TO DO:
Can you transcribe every entry word for word, skipping the images?

════════════════════

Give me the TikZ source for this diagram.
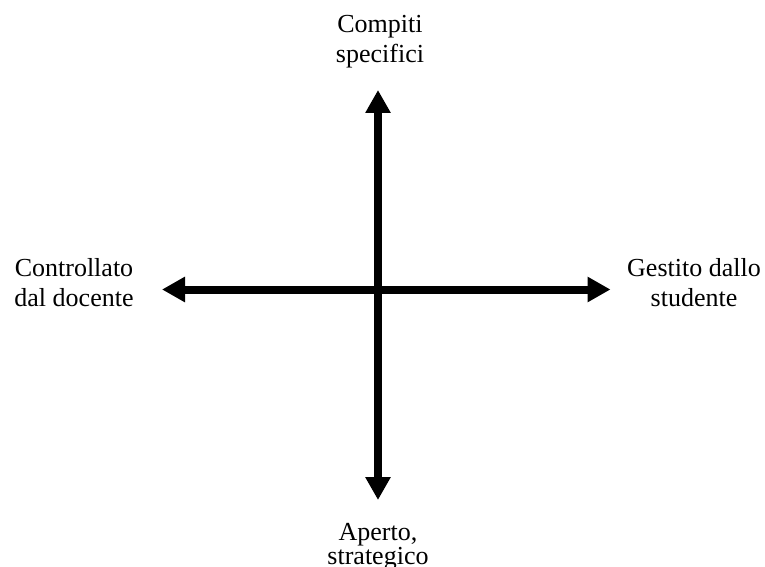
\documentclass[tikz,border=0pt]{standalone}
\usepackage{fontspec}
\setmainfont{Liberation Serif}
\usetikzlibrary{arrows.meta}
\begin{document}
\begin{tikzpicture}[x=1pt,y=-1pt,
  axis/.style={line width=8pt,-{Triangle[length=23pt,width=24pt]}},
  lbl/.style={align=center,anchor=base,font=\fontsize{26}{30}\selectfont}]
\useasboundingbox (0,0) rectangle (765,567);
\coordinate (o) at (378,289.5);
\coordinate (tipN) at (378,90);
\coordinate (tipS) at (378,500);
\coordinate (tipW) at (162,289.5);
\coordinate (tipE) at (610.5,289.5);
\draw[axis] (o) -- (tipN);
\draw[axis] (o) -- (tipS);
\draw[axis] (o) -- (tipW);
\draw[axis] (o) -- (tipE);
% base anchor sits on the last line
\node[lbl] (top) at (380,63) {Compiti\\specifici};
\node[lbl,font=\fontsize{26}{24.5}\selectfont] (bottom) at (378,564.5) {Aperto,\\strategico};
\node[lbl] (left) at (74,306.7) {Controllato\\dal docente};
\node[lbl] (right) at (694,306) {Gestito dallo\\studente};
\end{tikzpicture}
\end{document}
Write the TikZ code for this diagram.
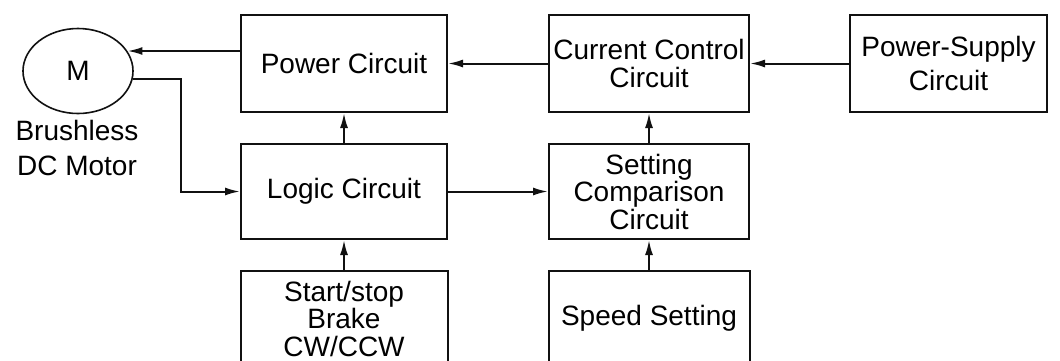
\documentclass[tikz,border=0pt]{standalone}
\usepackage{fontspec}
\setmainfont{Liberation Sans}
\usetikzlibrary{positioning,arrows.meta,shapes.geometric}
\definecolor{ink}{HTML}{111111}

\begin{document}
\begin{tikzpicture}[x=1pt, y=-1pt,
  font=\fontsize{28}{27.5}\selectfont, node distance=30pt and 100pt,
  blk/.style={draw=ink, line width=2pt, align=center, minimum height=95pt, inner sep=2pt},
  motor/.style={draw=ink, ellipse, line width=1.6pt, minimum width=110pt, minimum height=85pt, inner sep=0pt},
  arr/.style={-{Latex[length=15pt, width=8pt]}, draw=ink, line width=2pt}]
\useasboundingbox (0,0) rectangle (1060,360);
\node[motor] (mot) at (78,71) {M};
\node[align=center, font=\fontsize{28}{35}\selectfont] (motlbl) at (77,148) {Brushless\\DC Motor};
\node[blk, minimum width=206pt, minimum height=97pt] (pwr) at (344,63.5) {Power Circuit};
\node[blk, minimum width=200pt, minimum height=97pt, right=of pwr] (cur) {Current Control\\Circuit};
\node[blk, minimum width=197pt, minimum height=97pt, right=99pt of cur] (sup) {Power-Supply\\[7pt]Circuit};
\node[blk, minimum width=206pt, below=of pwr] (logic) {Logic Circuit};
\node[blk, minimum width=200pt, below=of cur] (cmp) {Setting\\Comparison\\Circuit};
\node[blk, minimum width=207pt, below=of logic] (start) {Start/stop\\Brake\\CW/CCW};
\node[blk, minimum width=201pt, below=of cmp] (speed) {Speed Setting};
\draw[arr] (pwr.west |- mot.22) -- (mot.22);
\draw[arr] (mot.-8) -- ++(48,0) |- (logic.west);
\draw[arr] (logic.north) -- (pwr.south);
\draw[arr] (start.north) -- (logic.south);
\draw[arr] (logic.east) -- (cmp.west);
\draw[arr] (cmp.north) -- (cur.south);
\draw[arr] (speed.north) -- (cmp.south);
\draw[arr] (cur.west) -- (pwr.east);
\draw[arr] (sup.west) -- (cur.east);
\end{tikzpicture}
\end{document}
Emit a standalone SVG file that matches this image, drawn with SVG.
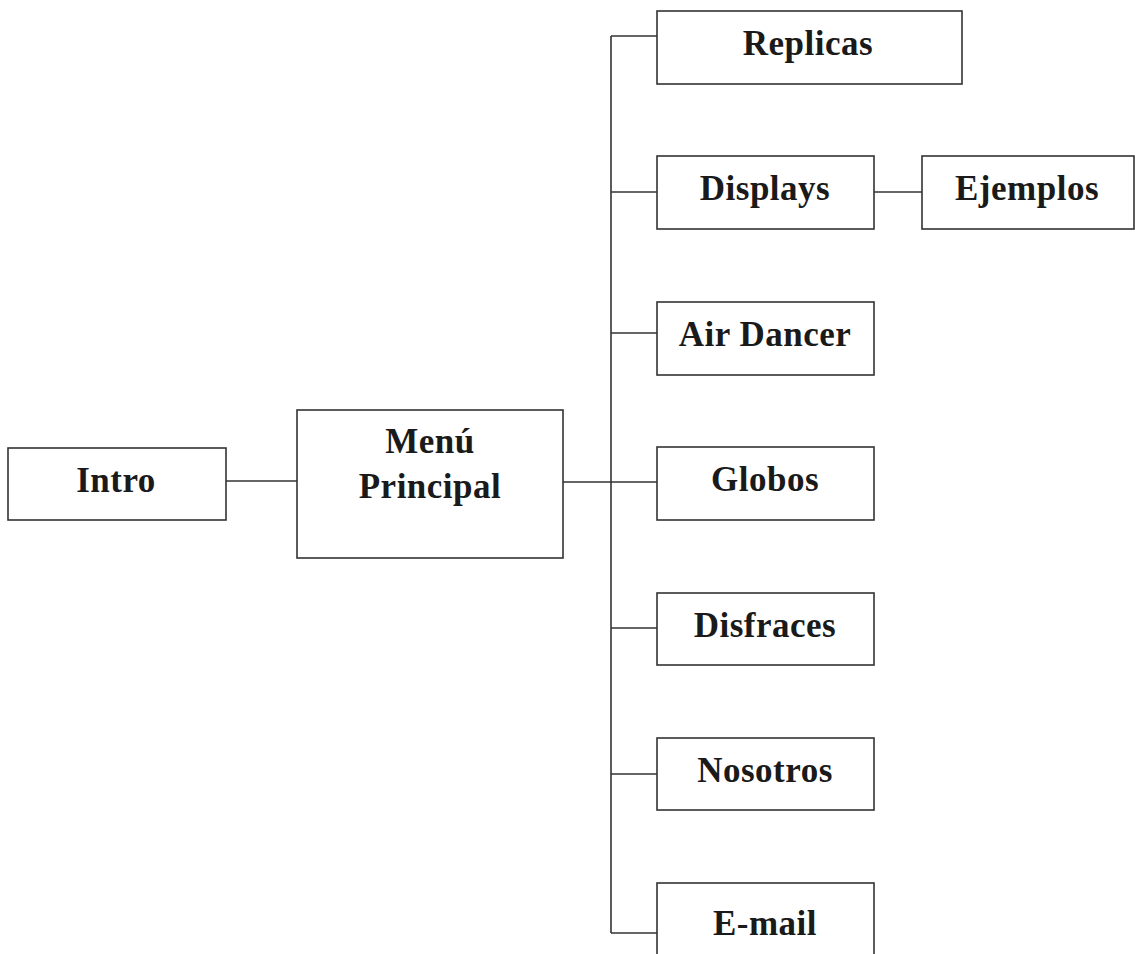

════════════════════

ANSWER BELOW:
Give me the TikZ source for this diagram.
\documentclass[tikz,border=0pt]{standalone}
\usepackage{fontspec}
\setmainfont{Liberation Serif}
\usetikzlibrary{arrows.meta}
\begin{document}
\begin{tikzpicture}[x=1pt,y=-1pt,
  axis/.style={line width=8pt,-{Triangle[length=23pt,width=24pt]}},
  lbl/.style={align=center,anchor=base,font=\fontsize{26}{30}\selectfont}]
\useasboundingbox (0,0) rectangle (765,567);
\coordinate (o) at (378,289.5);
\coordinate (tipN) at (378,90);
\coordinate (tipS) at (378,500);
\coordinate (tipW) at (162,289.5);
\coordinate (tipE) at (610.5,289.5);
\draw[axis] (o) -- (tipN);
\draw[axis] (o) -- (tipS);
\draw[axis] (o) -- (tipW);
\draw[axis] (o) -- (tipE);
% base anchor sits on the last line
\node[lbl] (top) at (380,63) {Compiti\\specifici};
\node[lbl,font=\fontsize{26}{24.5}\selectfont] (bottom) at (378,564.5) {Aperto,\\strategico};
\node[lbl] (left) at (74,306.7) {Controllato\\dal docente};
\node[lbl] (right) at (694,306) {Gestito dallo\\studente};
\end{tikzpicture}
\end{document}
Write the TikZ code for this diagram.
\documentclass[tikz,border=0pt]{standalone}
\usepackage{fontspec}
\setmainfont{Liberation Sans}
\usetikzlibrary{positioning,arrows.meta,shapes.geometric}
\definecolor{ink}{HTML}{111111}

\begin{document}
\begin{tikzpicture}[x=1pt, y=-1pt,
  font=\fontsize{28}{27.5}\selectfont, node distance=30pt and 100pt,
  blk/.style={draw=ink, line width=2pt, align=center, minimum height=95pt, inner sep=2pt},
  motor/.style={draw=ink, ellipse, line width=1.6pt, minimum width=110pt, minimum height=85pt, inner sep=0pt},
  arr/.style={-{Latex[length=15pt, width=8pt]}, draw=ink, line width=2pt}]
\useasboundingbox (0,0) rectangle (1060,360);
\node[motor] (mot) at (78,71) {M};
\node[align=center, font=\fontsize{28}{35}\selectfont] (motlbl) at (77,148) {Brushless\\DC Motor};
\node[blk, minimum width=206pt, minimum height=97pt] (pwr) at (344,63.5) {Power Circuit};
\node[blk, minimum width=200pt, minimum height=97pt, right=of pwr] (cur) {Current Control\\Circuit};
\node[blk, minimum width=197pt, minimum height=97pt, right=99pt of cur] (sup) {Power-Supply\\[7pt]Circuit};
\node[blk, minimum width=206pt, below=of pwr] (logic) {Logic Circuit};
\node[blk, minimum width=200pt, below=of cur] (cmp) {Setting\\Comparison\\Circuit};
\node[blk, minimum width=207pt, below=of logic] (start) {Start/stop\\Brake\\CW/CCW};
\node[blk, minimum width=201pt, below=of cmp] (speed) {Speed Setting};
\draw[arr] (pwr.west |- mot.22) -- (mot.22);
\draw[arr] (mot.-8) -- ++(48,0) |- (logic.west);
\draw[arr] (logic.north) -- (pwr.south);
\draw[arr] (start.north) -- (logic.south);
\draw[arr] (logic.east) -- (cmp.west);
\draw[arr] (cmp.north) -- (cur.south);
\draw[arr] (speed.north) -- (cmp.south);
\draw[arr] (cur.west) -- (pwr.east);
\draw[arr] (sup.west) -- (cur.east);
\end{tikzpicture}
\end{document}
Emit a standalone SVG file that matches this image, drawn with SVG.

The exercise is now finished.